BEGIN Provided material
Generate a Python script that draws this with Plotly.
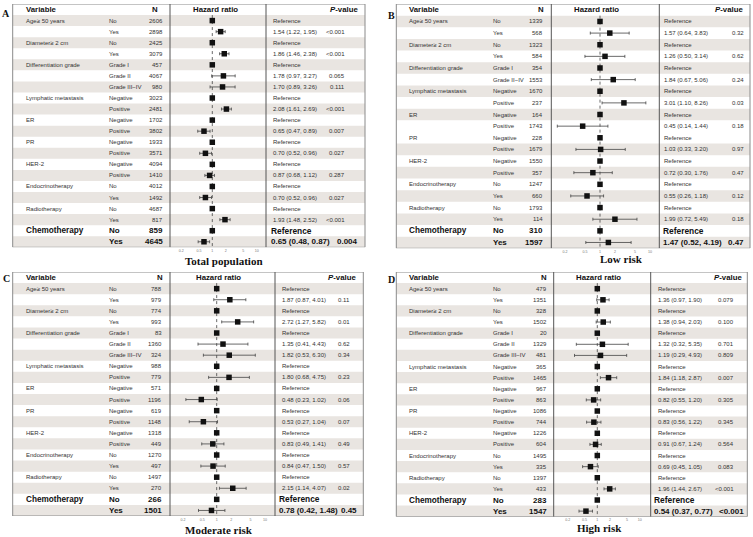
END Provided material
BEGIN Provided material
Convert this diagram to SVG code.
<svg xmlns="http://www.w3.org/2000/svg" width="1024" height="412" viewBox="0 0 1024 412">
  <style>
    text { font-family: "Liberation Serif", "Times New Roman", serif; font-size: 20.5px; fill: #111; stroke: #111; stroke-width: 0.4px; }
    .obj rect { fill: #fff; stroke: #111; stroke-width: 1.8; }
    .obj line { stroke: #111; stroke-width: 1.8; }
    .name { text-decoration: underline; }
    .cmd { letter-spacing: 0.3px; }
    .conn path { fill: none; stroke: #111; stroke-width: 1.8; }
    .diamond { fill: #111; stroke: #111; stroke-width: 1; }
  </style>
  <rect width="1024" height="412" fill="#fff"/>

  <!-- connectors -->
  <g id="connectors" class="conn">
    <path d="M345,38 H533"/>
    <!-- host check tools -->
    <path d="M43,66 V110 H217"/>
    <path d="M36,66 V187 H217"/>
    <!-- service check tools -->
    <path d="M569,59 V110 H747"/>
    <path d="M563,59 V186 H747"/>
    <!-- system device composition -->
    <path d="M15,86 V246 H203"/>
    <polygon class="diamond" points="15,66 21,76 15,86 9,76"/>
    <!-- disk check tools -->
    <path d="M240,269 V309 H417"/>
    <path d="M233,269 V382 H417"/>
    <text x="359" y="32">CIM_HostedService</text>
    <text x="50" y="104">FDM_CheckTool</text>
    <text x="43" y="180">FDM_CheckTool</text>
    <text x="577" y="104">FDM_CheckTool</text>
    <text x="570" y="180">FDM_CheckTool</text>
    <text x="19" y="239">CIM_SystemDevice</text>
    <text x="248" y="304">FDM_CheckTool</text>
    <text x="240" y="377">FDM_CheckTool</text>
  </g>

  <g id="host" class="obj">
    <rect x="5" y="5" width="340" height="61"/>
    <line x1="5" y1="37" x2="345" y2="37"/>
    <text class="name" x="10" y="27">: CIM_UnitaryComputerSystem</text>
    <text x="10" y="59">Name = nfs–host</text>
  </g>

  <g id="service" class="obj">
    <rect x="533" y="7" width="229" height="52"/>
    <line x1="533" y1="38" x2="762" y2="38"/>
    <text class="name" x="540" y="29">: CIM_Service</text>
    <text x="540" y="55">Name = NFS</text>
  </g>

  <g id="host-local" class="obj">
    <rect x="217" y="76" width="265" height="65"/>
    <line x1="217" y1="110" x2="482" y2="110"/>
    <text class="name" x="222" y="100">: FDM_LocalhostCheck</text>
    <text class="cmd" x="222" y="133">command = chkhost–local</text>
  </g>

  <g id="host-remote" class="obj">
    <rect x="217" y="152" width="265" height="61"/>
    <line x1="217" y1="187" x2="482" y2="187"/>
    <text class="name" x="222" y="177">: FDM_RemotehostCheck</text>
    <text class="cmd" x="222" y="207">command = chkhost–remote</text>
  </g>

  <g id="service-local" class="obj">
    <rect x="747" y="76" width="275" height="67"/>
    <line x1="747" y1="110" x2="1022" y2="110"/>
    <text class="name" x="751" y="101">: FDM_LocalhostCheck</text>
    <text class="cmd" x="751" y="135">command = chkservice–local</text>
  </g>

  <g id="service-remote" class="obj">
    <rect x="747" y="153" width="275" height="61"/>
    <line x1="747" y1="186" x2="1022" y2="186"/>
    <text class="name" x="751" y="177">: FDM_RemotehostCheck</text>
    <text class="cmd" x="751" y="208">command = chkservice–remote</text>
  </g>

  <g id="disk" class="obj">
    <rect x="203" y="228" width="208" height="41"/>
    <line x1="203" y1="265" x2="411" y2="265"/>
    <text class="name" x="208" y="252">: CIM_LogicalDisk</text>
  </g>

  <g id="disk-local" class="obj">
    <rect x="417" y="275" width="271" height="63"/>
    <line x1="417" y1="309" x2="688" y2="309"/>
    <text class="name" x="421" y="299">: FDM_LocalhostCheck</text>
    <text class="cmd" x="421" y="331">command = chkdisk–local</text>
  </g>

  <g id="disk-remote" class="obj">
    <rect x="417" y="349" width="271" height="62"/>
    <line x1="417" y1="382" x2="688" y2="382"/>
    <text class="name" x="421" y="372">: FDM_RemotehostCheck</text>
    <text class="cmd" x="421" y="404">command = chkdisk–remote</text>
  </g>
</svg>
END Provided material
Read the data above and pull out each line that holds the string "this".

Generate a Python script that draws this with Plotly.
Convert this diagram to SVG code.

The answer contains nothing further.